Nonetheless, the recording inflamed the suspicions and growing frustration of Robinson’s loved ones, who had begged U.S. authorities to intervene in the case.
“The video is sickening,” Robinson’s sister, Quilla Long, told ABC News in November 2022.
The suspected assault occurred on Oct. 29, just one day after Robinson and her group had arrived in the Mexican resort town, her grieving mother told "Good Morning America."
What have authorities said about the case?
Shortly after, Mexican authorities declared they were investigating Robinson’s death as a homicide. The State Attorney's Office of Baja California said at the time that Robinson's death was being investigated as femicide, or "the gender-based murder of a woman."
Baja California Sur prosecutor Daniel de la Rosa Anaya later issued an arrest warrant requesting an unidentified suspect's extradition from the United States.
Three weeks after Robinson’s death, federal prosecutors and the FBI announced they’d launched a probe into her death.
Federal officials said at that time that Robinson had died "on or about" Oct. 29 in Cabo San Lucas. It was a flip-flop from an earlier statement from Mexican investigators, which had indicated Robinson’s death had actually taken place in San Jose del Cabo, roughly 20 miles northeast of Cabo San Lucas. Both cities are in the same state of Baja California Sur.
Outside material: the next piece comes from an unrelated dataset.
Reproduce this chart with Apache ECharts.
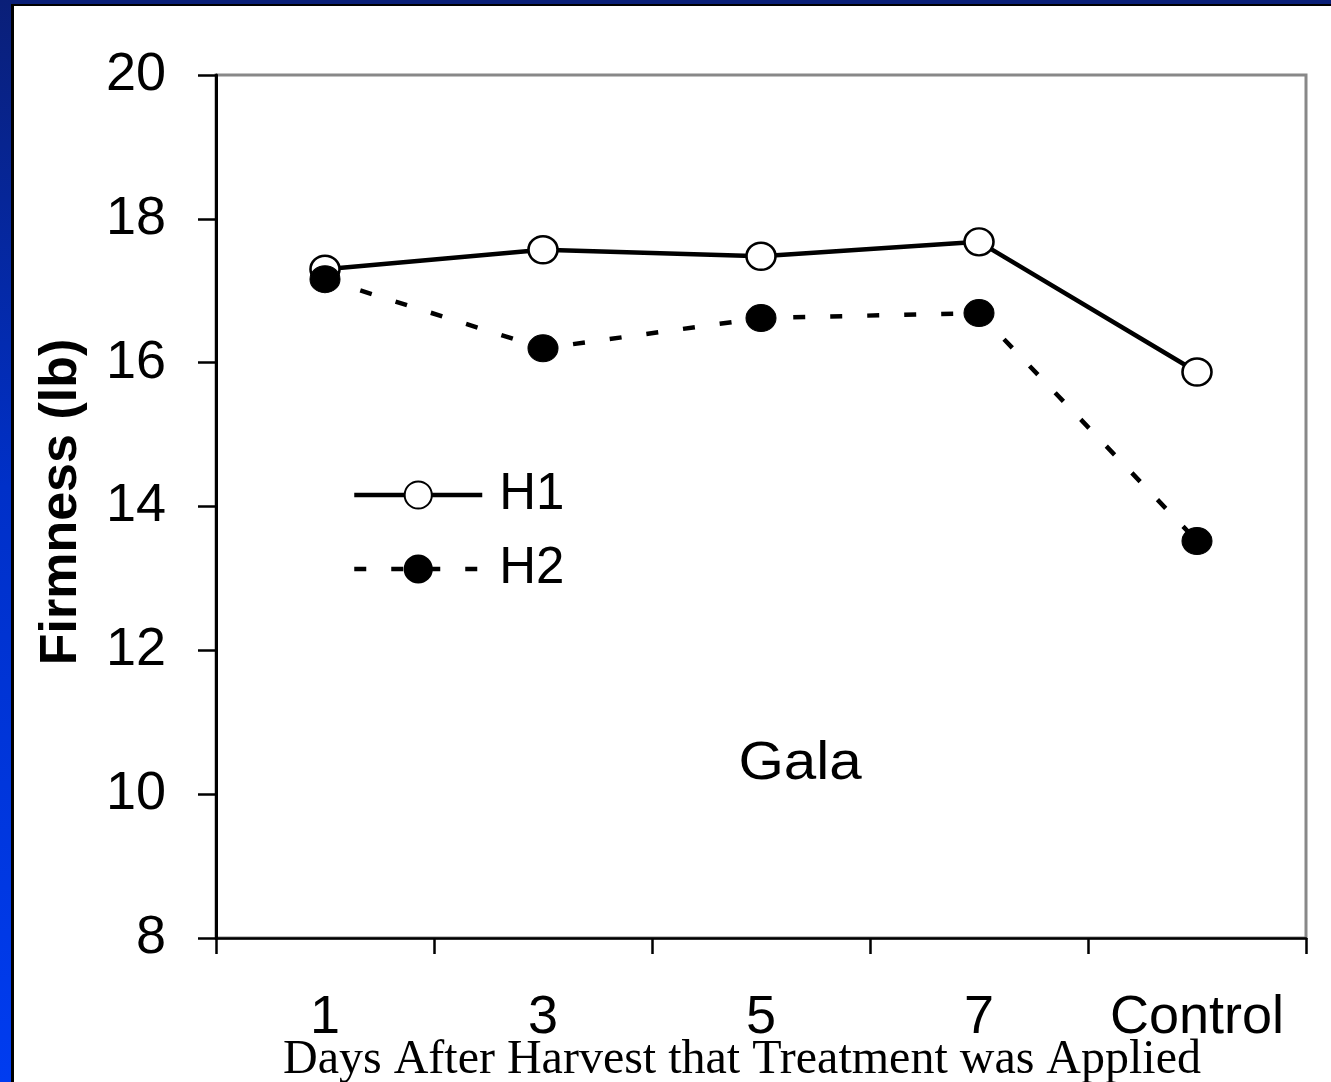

Robinson’s family has since expressed disappointment in the latest autopsy findings and the federal government’s decision to not pursue criminal charges. The family’s legal team called the case’s recent legal developments “disheartening.” Attorney Sue-Ann Robinson specifically bemoaned alleged “delays” in the case, which she inferred could have led to “discrepancies.”
"We're disappointed but we're not deterred," Robinson family lawyer Sue-Ann Robinson said at a news briefing on Wednesday, per Charlotte television station WSOC-TV. "It's not something that's unexpected. Black and Brown people have always had to carve their own path to justice and we've been doing that since the beginning."
In a separate joint statement from Sue-Ann Robinson and fellow attorney, Ben Crump, who is also representing the Robinsons, the family’s legal team voiced disappointment that an “aggressor” wasn’t charged in the case. They insisted “justice is still possible.”
"While it is discouraging for the loved ones of Shanquella that their own Department of Justice will not be pursuing charges against Shanquella's aggressor, it is our stance that justice is still possible for her death," they said. "We hope that there is still a chance at justice in Mexico."